- _GIVEN INFORMATION_:

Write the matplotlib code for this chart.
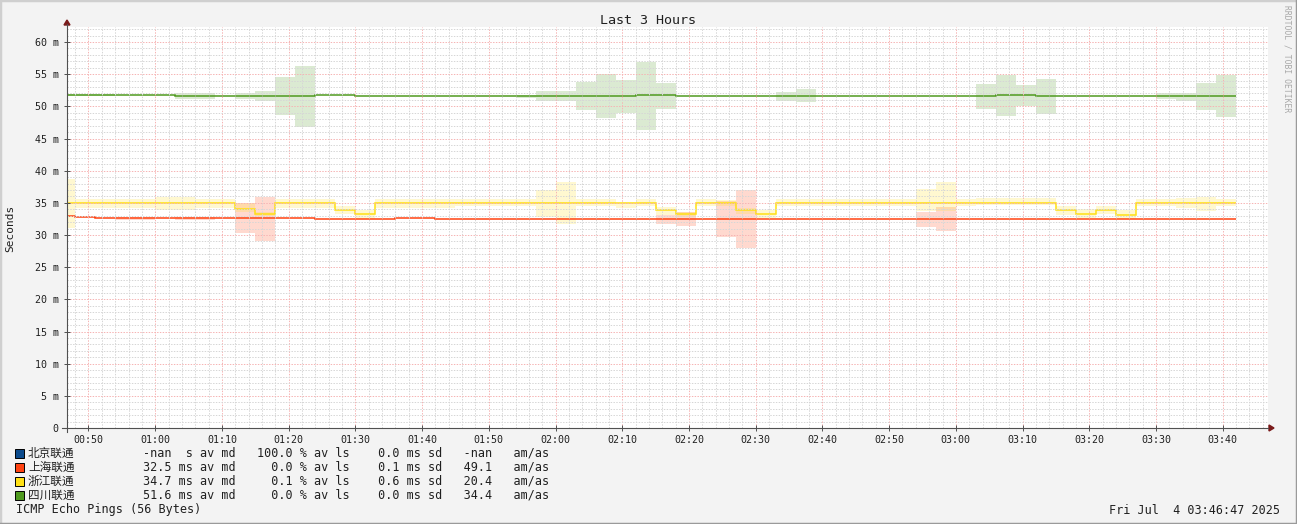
import numpy as np
import matplotlib
matplotlib.use("Agg")
import matplotlib.pyplot as plt
from matplotlib.ticker import MultipleLocator, FuncFormatter
from matplotlib.lines import Line2D
from matplotlib.patches import Rectangle, Polygon

# time axis (minutes after midnight), 3 minute steps
t_start, t_end = 46.78, 226.78
step_first, step_len = 48, 3

nan = np.nan

# 四川联通 (green)
sc_med = [51.8, 51.8, 51.8, 51.8, 51.8, 51.8, 51.65, 51.65, 51.65, 51.65,
          51.65, 51.65, 51.65, 51.75, 51.75, 51.6, 51.6, 51.6, 51.6, 51.6,
          51.6, 51.6, 51.6, 51.6, 51.6, 51.6, 51.6, 51.6, 51.6, 51.7,
          51.7, 51.6, 51.6, 51.6, 51.6, 51.6, 51.6, 51.6, 51.6, 51.6,
          51.6, 51.6, 51.6, 51.6, 51.6, 51.6, 51.6, 51.7, 51.7, 51.6,
          51.6, 51.6, 51.6, 51.6, 51.6, 51.6, 51.6, 51.6, 51.6]
sc_lo = [51.6, 51.6, 51.6, nan, nan, nan, 51.2, 51.2, nan, 51.1,
         50.8, 48.7, 46.8, nan, nan, nan, nan, nan, nan, nan,
         nan, nan, nan, 51.35, 50.9, 50.9, 49.4, 48.2, 49.0, 46.3,
         49.6, nan, nan, nan, nan, nan, 50.9, 50.6, nan, nan,
         nan, nan, nan, nan, nan, nan, 49.6, 48.5, 50.05, 48.8,
         nan, nan, nan, nan, nan, 51.2, 50.9, 49.4, 48.3]
sc_hi = [51.9, 51.9, 51.9, nan, nan, nan, 52.0, 52.0, nan, 52.1,
         52.4, 54.6, 56.3, nan, nan, nan, nan, nan, nan, nan,
         nan, nan, nan, 51.8, 52.4, 52.4, 53.8, 55.0, 54.1, 56.9,
         53.7, nan, nan, nan, nan, nan, 52.2, 52.7, nan, nan,
         nan, nan, nan, nan, nan, nan, 53.5, 54.8, 53.3, 54.25,
         nan, nan, nan, nan, nan, 52.0, 52.1, 53.6, 54.9]

# 上海联通 (orange)
sh_med = [32.9, 32.75, 32.6, 32.6, 32.6, 32.6, 32.6, 32.6, 32.6, 32.6,
          32.6, 32.6, 32.6, 32.45, 32.45, 32.45, 32.45, 32.6, 32.6, 32.45,
          32.45, 32.45, 32.45, 32.45, 32.45, 32.45, 32.45, 32.45, 32.45, 32.45,
          32.45, 32.45, 32.45, 32.45, 32.45, 32.45, 32.45, 32.45, 32.45, 32.45,
          32.45, 32.45, 32.45, 32.45, 32.45, 32.45, 32.45, 32.45, 32.45, 32.45,
          32.45, 32.45, 32.45, 32.45, 32.45, 32.45, 32.45, 32.45, 32.45]
sh_lo = [nan, nan, nan, 32.4, 32.4, nan, 32.4, 32.4, nan, 30.35,
         29.1, nan, nan, nan, nan, nan, nan, nan, nan, nan,
         nan, nan, nan, nan, nan, nan, nan, nan, nan, nan,
         31.75, 31.45, nan, 29.75, 28.0, nan, nan, nan, nan, nan,
         nan, nan, nan, 31.2, 30.6, nan, nan, nan, nan, nan,
         nan, nan, nan, nan, nan, nan, nan, nan, nan]
sh_hi = [nan, nan, nan, 32.8, 32.8, nan, 32.8, 32.8, nan, 34.9,
         35.95, nan, nan, nan, nan, nan, nan, nan, nan, nan,
         nan, nan, nan, nan, nan, nan, nan, nan, nan, nan,
         33.1, 33.6, nan, 35.3, 37.0, nan, nan, nan, nan, nan,
         nan, nan, nan, 33.6, 34.4, nan, nan, nan, nan, nan,
         nan, nan, nan, nan, nan, nan, nan, nan, nan]

# 浙江联通 (yellow)
zj_med = [34.95, 34.95, 34.95, 34.95, 34.95, 34.95, 34.95, 34.95, 34.95, 34.0,
          33.2, 34.95, 34.95, 34.95, 33.9, 33.2, 34.95, 34.95, 34.95, 34.95,
          34.95, 34.95, 34.95, 34.95, 34.95, 34.95, 34.95, 34.95, 34.95, 34.95,
          33.85, 33.2, 34.95, 34.95, 33.85, 33.2, 34.95, 34.95, 34.95, 34.95,
          34.95, 34.95, 34.95, 34.95, 34.95, 34.95, 34.95, 34.95, 34.95, 34.95,
          33.9, 33.2, 33.9, 33.05, 34.95, 34.95, 34.95, 34.95, 34.95]
zj_lo = [31.1, 34.25, 34.25, 34.25, 34.25, 33.9, 33.9, 34.25, 34.25, 33.6,
         32.9, 34.25, 34.25, 34.25, 33.2, 32.45, 34.25, 34.25, 34.25, 34.25,
         34.5, 34.5, 34.5, 34.5, 32.85, 31.75, 34.5, 34.5, 34.2, 34.5,
         33.1, 32.8, 34.5, 34.5, 33.2, 32.6, 34.5, 34.5, 34.5, 34.5,
         34.5, 34.5, 34.5, 33.7, 33.7, 34.5, 34.6, 34.6, 34.6, 34.6,
         33.1, 32.7, 33.2, 32.45, 34.5, 34.5, 34.2, 33.8, 34.5]
zj_hi = [38.7, 35.6, 35.6, 35.6, 35.6, 35.95, 35.95, 35.6, 35.6, 34.9,
         33.5, 35.6, 35.6, 35.6, 34.5, 33.9, 35.6, 35.6, 35.6, 35.6,
         35.6, 35.6, 35.6, 35.6, 37.0, 38.2, 35.6, 35.6, 35.0, 35.6,
         34.4, 33.6, 35.6, 35.4, 34.15, 33.9, 35.6, 35.6, 35.6, 35.6,
         35.6, 35.6, 35.6, 37.15, 38.2, 35.6, 35.8, 35.8, 35.8, 35.8,
         34.5, 34.0, 34.55, 33.9, 35.6, 35.6, 35.8, 35.95, 35.6]

names = ["北京联通", "上海联通", "浙江联通", "四川联通"]
colors = ["#0B4A8C", "#FF4312", "#FFE014", "#4F9A1F"]
stats = [
    "-nan  s av md   100.0 % av ls    0.0 ms sd   -nan   am/as",
    "32.5 ms av md     0.0 % av ls    0.1 ms sd   49.1   am/as",
    "34.7 ms av md     0.1 % av ls    0.6 ms sd   20.4   am/as",
    "51.6 ms av md     0.0 % av ls    0.0 ms sd   34.4   am/as",
]

W, H = 1297, 524
MONO = "DejaVu Sans Mono"
CJK = ["Noto Sans CJK SC", "DejaVu Sans"]


def fx(x):
    return x / W


def fy(y):
    return 1 - y / H


fig = plt.figure(figsize=(W / 100, H / 100), dpi=100)
fig.patch.set_facecolor("#F3F3F3")

ax = fig.add_axes([fx(67), fy(428), (1268 - 67) / W, (428 - 27) / H])
ax.set_facecolor("white")

edges = np.concatenate([[t_start], step_first + step_len * np.arange(len(sc_med))])


def draw_series(med, lo, hi, color, z):
    med = np.array(med, dtype=float)
    lo = np.array(lo, dtype=float)
    hi = np.array(hi, dtype=float)
    lo = np.where(np.isnan(lo), med, lo)
    hi = np.where(np.isnan(hi), med, hi)
    ax.stairs(hi, edges, baseline=lo, fill=True, color=color, alpha=0.2,
              linewidth=0, zorder=z)
    ax.stairs(med, edges, baseline=None, color=color, linewidth=1.1,
              zorder=z + 0.5)


draw_series(sh_med, sh_lo, sh_hi, colors[1], 1.0)
draw_series(zj_med, zj_lo, zj_hi, colors[2], 1.1)
draw_series(sc_med, sc_lo, sc_hi, colors[3], 1.2)

ax.set_xlim(t_start, t_end)
ax.set_ylim(0, (428 - 27) / 6.433)

ax.xaxis.set_major_locator(MultipleLocator(10))
ax.xaxis.set_minor_locator(MultipleLocator(2))
ax.yaxis.set_major_locator(MultipleLocator(5))
ax.yaxis.set_minor_locator(MultipleLocator(1))
ax.xaxis.set_major_formatter(FuncFormatter(
    lambda v, p: "%02d:%02d" % (int(round(v)) // 60, int(round(v)) % 60)))
ax.yaxis.set_major_formatter(FuncFormatter(
    lambda v, p: "0" if abs(v) < 1e-9 else "%d m" % round(v)))

ax.set_axisbelow(False)
ax.grid(which="minor", color="#D6D6D6", linestyle=(0, (1.4, 1.4)), linewidth=0.72)
ax.grid(which="major", color="#F6B4B4", linestyle=(0, (1.4, 1.4)), linewidth=0.72)

ax.tick_params(which="major", direction="inout", length=4, width=0.7,
               color="#505050", labelsize=7.2, labelcolor="#202020")
ax.tick_params(axis="x", which="major", pad=3)
ax.tick_params(axis="y", which="major", pad=4)
ax.tick_params(which="minor", length=0)
for lab in ax.get_xticklabels() + ax.get_yticklabels():
    lab.set_family(MONO)
for s in ax.spines.values():
    s.set_visible(False)

# axis lines with arrows
fig.add_artist(Line2D([fx(67), fx(67)], [fy(432), fy(24)], color="#505050", lw=0.8))
fig.add_artist(Line2D([fx(62), fx(1268)], [fy(428), fy(428)], color="#505050", lw=0.8))
fig.add_artist(Polygon([[fx(64), fy(25)], [fx(70), fy(25)], [fx(67), fy(20)]],
                       closed=True, color="#7A1A1A", transform=fig.transFigure))
fig.add_artist(Polygon([[fx(1269), fy(425)], [fx(1269), fy(431)], [fx(1274), fy(428)]],
                       closed=True, color="#7A1A1A", transform=fig.transFigure))

# titles and labels
fig.text(fx(648), fy(20), "Last 3 Hours", ha="center", va="center",
         family=MONO, size=9.6, color="#202020")
fig.text(fx(10), fy(228), "Seconds", ha="center", va="center", rotation=90,
         family=MONO, size=8, color="#202020")
fig.text(fx(1287), fy(5), "RRDTOOL / TOBI OETIKER", ha="center", va="top",
         rotation=270, family=MONO, size=5.8, color="#A8A8A8")

# legend
for i, (nm, c, st) in enumerate(zip(names, colors, stats)):
    yc = 453 + 14 * i
    fig.add_artist(Rectangle((fx(15), fy(yc + 4.5)), 9 / W, 9 / H,
                             facecolor=c, edgecolor="black", linewidth=0.7,
                             transform=fig.transFigure))
    fig.text(fx(28), fy(yc), nm, ha="left", va="center", family=CJK,
             size=8.4, color="#202020")
    fig.text(fx(143), fy(yc), st, ha="left", va="center", family=MONO,
             size=8.5, color="#202020")

fig.text(fx(16), fy(510), "ICMP Echo Pings (56 Bytes)", ha="left", va="center",
         family=MONO, size=8.5, color="#202020")
fig.text(fx(1280), fy(510), "Fri Jul  4 03:46:47 2025", ha="right", va="center",
         family=MONO, size=8.5, color="#202020")

# outer frame
fig.add_artist(Line2D([0, 0, 1], [0, 1, 1], color="#CFCFCF", lw=2.5))
fig.add_artist(Line2D([0, 1, 1], [0, 0, 1], color="#9A9A9A", lw=2.5))

fig.savefig("out.png", dpi=100, facecolor=fig.get_facecolor())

- _WHAT THE TASK ASKS_: Every line from the start of the listing above through the line with "nan = np.nan" should be repeated exactly; skip the pictures and add nothing else.

- _WRITTEN SOLUTION_:
Write the matplotlib code for this chart.
import numpy as np
import matplotlib
matplotlib.use("Agg")
import matplotlib.pyplot as plt
from matplotlib.ticker import MultipleLocator, FuncFormatter
from matplotlib.lines import Line2D
from matplotlib.patches import Rectangle, Polygon

# time axis (minutes after midnight), 3 minute steps
t_start, t_end = 46.78, 226.78
step_first, step_len = 48, 3

nan = np.nan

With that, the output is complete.